地域において担っている役割
本市唯一の自治体病院として、救急医療・災害時医療・小児救急医療・周産期医療・身体合併症精神科救急医療・感染症医療などの政策的医療や「地域の中核病院」「市民のための病院」としての役割を担っている。
経営の健全性・効率性について
病床利用率は感染症患者の病床確保のため、通常診療の一部を制限せざるを得ない時期があったことから前年度比では減少したが、感染症患者に対する診療報酬の特例的な上乗せなどがあったことから医業収支比率は前年度比で微増した。経常収支比率は新型コロナ患者の受け入れに対する国からの補助金により前年度比で増加し、累積欠損金比率は前年度比で減少した。

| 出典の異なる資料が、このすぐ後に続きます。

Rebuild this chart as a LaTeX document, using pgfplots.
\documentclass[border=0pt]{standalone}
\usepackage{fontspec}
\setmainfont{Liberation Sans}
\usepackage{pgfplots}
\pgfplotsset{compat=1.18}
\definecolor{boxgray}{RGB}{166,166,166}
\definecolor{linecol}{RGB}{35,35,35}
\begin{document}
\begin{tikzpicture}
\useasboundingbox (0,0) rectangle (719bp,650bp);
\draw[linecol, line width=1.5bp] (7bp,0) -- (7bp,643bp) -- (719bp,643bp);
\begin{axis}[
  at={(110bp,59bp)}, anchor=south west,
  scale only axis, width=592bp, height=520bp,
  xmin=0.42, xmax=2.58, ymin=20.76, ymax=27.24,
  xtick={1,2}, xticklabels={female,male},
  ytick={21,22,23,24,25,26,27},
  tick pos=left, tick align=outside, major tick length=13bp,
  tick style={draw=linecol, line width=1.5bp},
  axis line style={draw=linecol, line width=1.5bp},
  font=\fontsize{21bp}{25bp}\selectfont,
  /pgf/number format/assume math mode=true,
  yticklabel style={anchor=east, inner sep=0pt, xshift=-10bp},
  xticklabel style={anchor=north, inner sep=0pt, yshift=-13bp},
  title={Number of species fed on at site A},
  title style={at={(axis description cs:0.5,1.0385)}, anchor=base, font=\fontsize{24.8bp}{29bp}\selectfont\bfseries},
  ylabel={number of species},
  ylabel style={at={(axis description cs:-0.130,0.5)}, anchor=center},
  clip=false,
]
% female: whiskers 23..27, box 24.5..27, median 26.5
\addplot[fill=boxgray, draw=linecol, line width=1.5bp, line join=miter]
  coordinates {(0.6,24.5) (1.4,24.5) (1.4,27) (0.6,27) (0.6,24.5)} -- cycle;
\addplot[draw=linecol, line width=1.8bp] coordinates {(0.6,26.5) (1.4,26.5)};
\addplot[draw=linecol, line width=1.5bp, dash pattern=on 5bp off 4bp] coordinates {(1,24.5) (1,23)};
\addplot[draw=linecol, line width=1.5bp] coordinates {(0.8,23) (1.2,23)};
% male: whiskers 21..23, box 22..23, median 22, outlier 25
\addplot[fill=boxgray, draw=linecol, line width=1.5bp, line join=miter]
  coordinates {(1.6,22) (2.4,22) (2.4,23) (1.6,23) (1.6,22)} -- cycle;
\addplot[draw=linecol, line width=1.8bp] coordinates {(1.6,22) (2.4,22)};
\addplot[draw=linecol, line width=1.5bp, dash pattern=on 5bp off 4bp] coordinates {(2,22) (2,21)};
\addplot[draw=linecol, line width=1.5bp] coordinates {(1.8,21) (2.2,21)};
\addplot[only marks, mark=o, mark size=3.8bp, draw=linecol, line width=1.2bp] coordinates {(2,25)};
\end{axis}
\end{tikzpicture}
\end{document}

患者1人1日当たりの収益が過去5年間の中で最も高い値となった。
老朽化の状況について
器械備品減価償却率は医療機器等の更新を行ったため前年度に比べ減少した。また、有形固定資産減価償却率、一床当たり有形固定資産については、平成26年度に移転新築したことから類似病院の平均値を下回っている。今後は平成26年度の移転新築時に整備した医療機器等について、費用負担の平準化を図りながら、計画的な更新を行っていく。
全体総括
新型コロナウイルス感染症の影響で医業収益は落ち込んだものの感染症患者の補助金を受け入れたことにより前年度に比べ経常収支比率は改善した。しかしながら、平成26年度の移転新築に伴う減価償却の負担増などにより厳しい経営状況は続く見込みである。引き続き地域の医療機関からの紹介患者や救急搬送患者の受け入れを積極的に行い、より一層の収益の向上と費用の抑制に努め、安定的な経営基盤を構築するとともに、安全で質の高い医療を提供していく。